Nach der prächtigen Hundertjahrfeier im vergangenen Jahr, die noch einmal Vergegenwärtigung von Tradition und Vergewisserung des eigenen Auftrags bedeutete, soll es nun symbolhaft um die Zukunft gehen. Erstmals in der Geschichte des Mozartfestes ist nicht ein Interpret zum Schwerpunktkünstler, zum „artiste étoile“, gemacht worden, sondern eine Komponistin: Isabel Mundry. Acht Konzertprogramme hat sie selbst für das Mozartfest kuratiert. Ihre „Signaturen“ für zwei Klaviere, Schlagzeug und Streicher werden am 11. Juni als Auftragswerk im Kaisersaal der Residenz uraufgeführt werden.

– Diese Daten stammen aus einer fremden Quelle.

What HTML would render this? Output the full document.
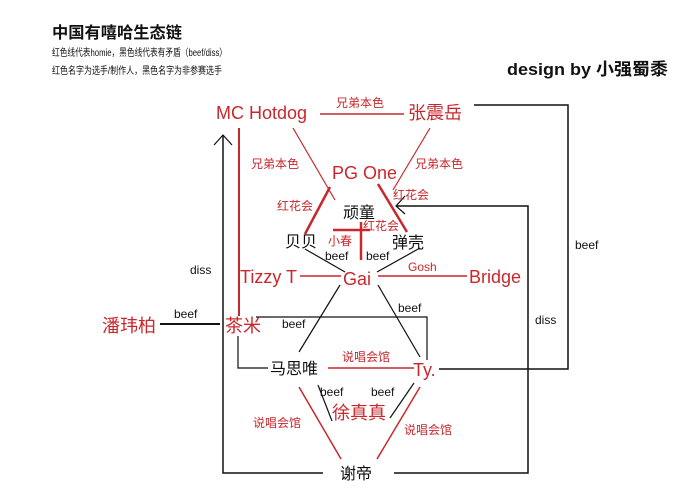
<!DOCTYPE html>
<html><head><meta charset="utf-8"><style>
body{margin:0;background:#fff}
svg{display:block}
text{font-family:"Liberation Sans","Noto Sans CJK SC",sans-serif}
.r{fill:#c8282d}.k{fill:#111}
</style></head><body>
<svg width="676" height="501" viewBox="0 0 676 501">
<text x="52" y="38" font-size="16" font-weight="bold" class="k" textLength="130" lengthAdjust="spacingAndGlyphs">中国有嘻哈生态链</text>
<text x="52" y="56" font-size="10" class="k" textLength="175" lengthAdjust="spacingAndGlyphs">红色线代表homie，黑色线代表有矛盾（beef/diss）</text>
<text x="52" y="74" font-size="10" class="k" textLength="170" lengthAdjust="spacingAndGlyphs">红色名字为选手/制作人，黑色名字为非参赛选手</text>
<text x="507" y="75" font-size="17" font-weight="bold" class="k" textLength="161" lengthAdjust="spacingAndGlyphs">design by 小强蜀黍</text>

<g stroke="#c8282d" fill="none">
<line x1="320" y1="114" x2="404" y2="114" stroke-width="1.5"/>
<line x1="239" y1="128" x2="239" y2="316" stroke-width="2"/>
<line x1="293" y1="128" x2="335" y2="200" stroke-width="1.2"/>
<line x1="430" y1="128" x2="393" y2="190" stroke-width="1.2"/>
<line x1="330" y1="187" x2="305" y2="234" stroke-width="2.5"/>
<line x1="378" y1="184" x2="407" y2="232" stroke-width="2.5"/>
<line x1="333" y1="230" x2="370" y2="230" stroke-width="2.5"/>
<line x1="361" y1="222" x2="361" y2="260" stroke-width="2.5"/>
<line x1="300" y1="276" x2="341" y2="276" stroke-width="1.5"/>
<line x1="378" y1="276" x2="467" y2="276" stroke-width="1.5"/>
<line x1="328" y1="368" x2="414" y2="368" stroke-width="1.5"/>
<line x1="299" y1="387" x2="341" y2="459" stroke-width="1.5"/>
<line x1="420" y1="387" x2="377" y2="459" stroke-width="1.5"/>
</g>
<g stroke="#111" fill="none" stroke-width="1.2">
<polyline points="474,105 568,105 568,369 439,369" stroke-width="1.5"/>
<polyline points="394,473 528,473 528,206 396,206" stroke-width="1.5"/>
<polyline points="405,196 396,206 405,214"/>
<polyline points="323,473 223,473 223,135" stroke-width="1.5"/>
<polyline points="214,145 223,135 232,145"/>
<line x1="160" y1="324" x2="220" y2="324" stroke-width="2"/>
<polyline points="256,317 427,317 427,360"/>
<polyline points="238,336 238,368 268,368"/>
<line x1="305" y1="249" x2="345" y2="272"/>
<line x1="420" y1="248" x2="377" y2="272"/>
<line x1="340" y1="285" x2="299" y2="352"/>
<line x1="378" y1="285" x2="420" y2="357"/>
<line x1="318" y1="385" x2="332" y2="421"/>
<line x1="414" y1="383" x2="390" y2="418"/>
</g>

<g font-size="18" class="r">
<text x="216" y="119">MC Hotdog</text>
<text x="408" y="119">张震岳</text>
<text x="332" y="179">PG One</text>
<text x="240" y="283">Tizzy T</text>
<text x="343" y="285">Gai</text>
<text x="469" y="283">Bridge</text>
<text x="102" y="332">潘玮柏</text>
<text x="225" y="332">茶米</text>
<text x="413" y="376">Ty.</text>
<text x="332" y="419">徐真真</text>
</g>
<g font-size="16" class="k">
<text x="343" y="218">顽童</text>
<text x="285" y="247">贝贝</text>
<text x="392" y="248">弹壳</text>
<text x="270" y="374">马思唯</text>
<text x="340" y="479">谢帝</text>
</g>
<g font-size="12" class="r">
<text x="336" y="107">兄弟本色</text>
<text x="251" y="168">兄弟本色</text>
<text x="415" y="168">兄弟本色</text>
<text x="277" y="210">红花会</text>
<text x="393" y="199">红花会</text>
<text x="363" y="230">红花会</text>
<text x="328" y="245">小春</text>
<text x="408" y="271">Gosh</text>
<text x="342" y="361">说唱会馆</text>
<text x="253" y="427">说唱会馆</text>
<text x="404" y="434">说唱会馆</text>
</g>
<g font-size="12" class="k">
<text x="325" y="260">beef</text>
<text x="366" y="260">beef</text>
<text x="190" y="274">diss</text>
<text x="174" y="318">beef</text>
<text x="282" y="328">beef</text>
<text x="398" y="312">beef</text>
<text x="320" y="396">beef</text>
<text x="371" y="396">beef</text>
<text x="575" y="249">beef</text>
<text x="535" y="324">diss</text>
</g>
</svg>
</body></html>
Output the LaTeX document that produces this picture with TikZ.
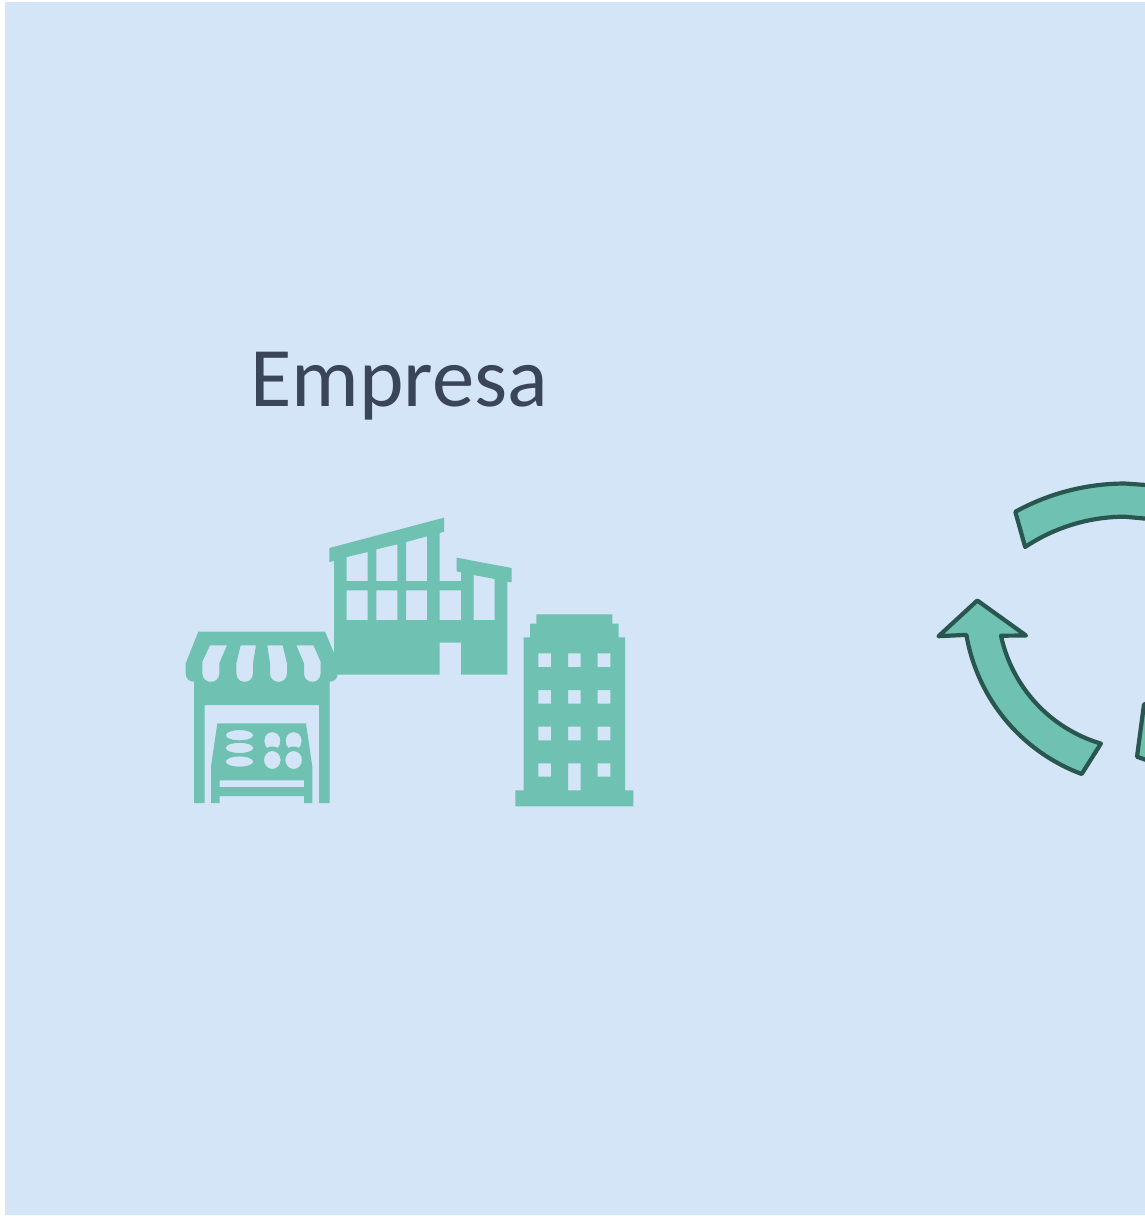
\documentclass[tikz,border=0pt]{standalone}
\usepackage{fontspec}
\setmainfont{Carlito}
\definecolor{bgblue}{HTML}{D4E5F7}
\definecolor{teal}{HTML}{6FC1B1}
\definecolor{darkteal}{HTML}{2A5650}
\definecolor{titleink}{HTML}{3B4559}
\tikzset{
  icon/.style={fill=teal,even odd rule,draw=none},
  loop arrow/.style={fill=teal,draw=darkteal,line width=4.2pt,line join=round}
}
\begin{document}
\begin{tikzpicture}[x=1pt,y=-1pt]
\useasboundingbox (0,0) rectangle (1145,1216);
\fill[white] (0,0) rectangle (1145,1216);
\fill[bgblue] (5,2) rectangle (1145,1215);
\node[anchor=base west,inner sep=0pt,text=titleink,font=\fontsize{84.7}{90}\selectfont] (empresa) at (250,406) {Empresa};

% market stall
\begin{scope}[shift={(170,620)},scale=1/3]
\path[icon]
 (85,35) -- (465,35) -- (503,125) -- (503,160) .. controls (503,176) and (493,185) .. (479,185)
 -- (479,549) -- (447,549) -- (447,255) -- (104,255) -- (104,549) -- (72,549) -- (72,185)
 .. controls (58,185) and (47,176) .. (47,160) -- (47,130) -- cycle
 (120,76) -- (171,76) -- (148,130) -- (148,160) .. controls (148,194) and (97,194) .. (97,160) -- (97,125) -- cycle
 (212,76) -- (258,76) -- (249,130) -- (249,160) .. controls (249,194) and (199,194) .. (199,160) -- (199,130) -- cycle
 (292,76) -- (338,76) -- (351,130) -- (351,160) .. controls (351,194) and (300,194) .. (300,160) -- (300,130) -- cycle
 (379,76) -- (430,76) -- (452,125) -- (452,160) .. controls (452,194) and (402,194) .. (402,160) -- (402,130) -- cycle;
\path[icon]
 (142,310) -- (408,310) -- (427,440) -- (427,549) -- (402,549) -- (402,528) -- (149,528) -- (149,549) -- (123,549) -- (123,440) -- cycle
 (149,481) rectangle (402,501)
 (167,346) .. controls (170,325) and (247,325) .. (250,346) .. controls (247,366) and (170,366) .. (167,346)
 (167,384) .. controls (170,363) and (247,363) .. (250,384) .. controls (247,404) and (170,404) .. (167,384)
 (167,425) .. controls (170,404) and (247,404) .. (250,425) .. controls (247,445) and (170,445) .. (167,425)
 (283,362) .. controls (283,328) and (331,328) .. (331,362) .. controls (331,372) and (327,380) .. (323,384) .. controls (315,378) and (298,378) .. (291,384) .. controls (287,380) and (283,372) .. (283,362)
 (347,362) .. controls (347,328) and (395,328) .. (395,362) .. controls (395,372) and (391,380) .. (387,384) .. controls (379,378) and (362,378) .. (355,384) .. controls (351,380) and (347,372) .. (347,362)
 (307,420) ellipse [x radius=25,y radius=27]
 (371,420) ellipse [x radius=25,y radius=27];
\end{scope}

% office with sloped roofs
\begin{scope}[shift={(320,505)},scale=1/3]
\path[icon]
 (28,129) -- (372,38) -- (372,80) -- (359,84) -- (359,228) -- (423,228) -- (423,202) -- (410,199) -- (410,158)
 -- (575,189) -- (575,232) -- (562,230) -- (562,509) -- (423,509) -- (423,413) -- (359,413) -- (359,509) -- (42,509)
 -- (42,168) -- (28,171) -- cycle
 (80,156) -- (143,141) -- (143,228) -- (80,228) -- cycle
 (169,133) -- (232,118) -- (232,228) -- (169,228) -- cycle
 (258,111) -- (321,94) -- (321,228) -- (258,228) -- cycle
 (80,256) rectangle (143,345)
 (169,256) rectangle (232,345)
 (258,256) rectangle (321,345)
 (359,256) rectangle (423,345)
 (461,210) -- (524,222) -- (524,345) -- (461,345) -- cycle;
\end{scope}

% tower
\begin{scope}[shift={(505,605)},scale=1/3]
\path[icon]
 (94,28) -- (322,28) -- (322,56) -- (341,56) -- (341,97) -- (360,97) -- (360,556) -- (385,556) -- (385,604)
 -- (31,604) -- (31,556) -- (56,556) -- (56,97) -- (75,97) -- (75,56) -- (94,56) -- cycle
 (100,145) rectangle (138,186) (189,145) rectangle (227,186) (278,145) rectangle (316,186)
 (100,255) rectangle (138,296) (189,255) rectangle (227,296) (278,255) rectangle (316,296)
 (100,365) rectangle (138,406) (189,365) rectangle (227,406) (278,365) rectangle (316,406)
 (100,475) rectangle (138,515) (189,475) rectangle (227,556) (278,475) rectangle (316,515);
\end{scope}

% cycle arrows, cut by the page edge
\begin{scope}
\clip (0,0) rectangle (1145,1216);
\draw[loop arrow] (1015.3,511.8) arc[start angle=241.1,end angle=270,radius=227]
  -- (1160,486) -- (1160,520) -- (1125,516.7) arc[start angle=270,end angle=236.3,radius=180] -- cycle;
\draw[loop arrow] (977.3,600.5) -- (1026,635.5) -- (1001,635.7)
  arc[start angle=167.9,end angle=106.5,radius=144] -- (1081.7,774)
  arc[start angle=110.4,end angle=170.3,radius=181] -- (938.5,636.2) -- cycle;
\draw[loop arrow] (1144,704.3) -- (1160,704) -- (1160,765) -- (1137,756.7) -- cycle;
\end{scope}
\end{tikzpicture}
\end{document}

Und schon im Eröffnungskonzert fügten sich ihre „Traces des moments“ für Klarinette, Akkordeon und Streichtrio ebenso sinnfällig zu Mozarts Klavierkonzert wie zum Festivalmotto vom „Freigeist“, obwohl diese Intention beim Schreiben vor zweiundzwanzig Jahren keine Rolle gespielt haben dürfte. Das dreisätzige Werk erzählt, so kann man es jedenfalls hören, die Geschichte einer Freiheitsgewinnung. Alles beginnt im ersten Satz mit einer zitternden Empfänglichkeit des Ich für die Welt, mit der auskomponierten Erfahrung des Ausgesetztseins an jäh wechselnde Impulse. Aktion ist hier Widerfahrnis, ein stetes Fortgerissenwerden durch die Wucht des Augenblicks. Dem antwortet der zweite Satz mit schwellend atmenden Haltetönen von Karl Rauer an der Klarinette und Teodoro Anzellotti am Akkordeon, eingebettet in einen Schutzraum der Streicher Theresa Jensen (Violine, Sarah Luisa Zrenner (Viola) und Ulrich Witteler (Violoncello). Es ist Musik des Innehaltens und der Fokussierung. Evelyn Meining hatte in ihrer Eröffnungsrede den Soziologen Hartmut Rosa zitiert mit dem Satz, dass Musikhören frei von Leistungsdruck sei und uns zum Auf-Hören bringe. Einen solchen Moment des Auf-Hörens hat Mundry hier festgehalten. Den dritten Satz ihrer „Spuren von Momenten“ kann man begreifen als Behauptung der im Auf-Hören gewonnen Souveränität inmitten erneuter Turbulenzen der äußeren Ereigniswelt. Es ist die Freiheit, sich zur Welt verhalten zu können, statt deren Imperativen folgen zu müssen. Das Hören hat sich aus der Wehrlosigkeit befreit zu einer Geistigkeit, die dem Augenblick reflexiv begegnet. Bis zum 19. Juni hat Würzburg mehr davon zu bieten: in Gesprächen, Vorträgen und immer neuen Begegnungen mit Mozart.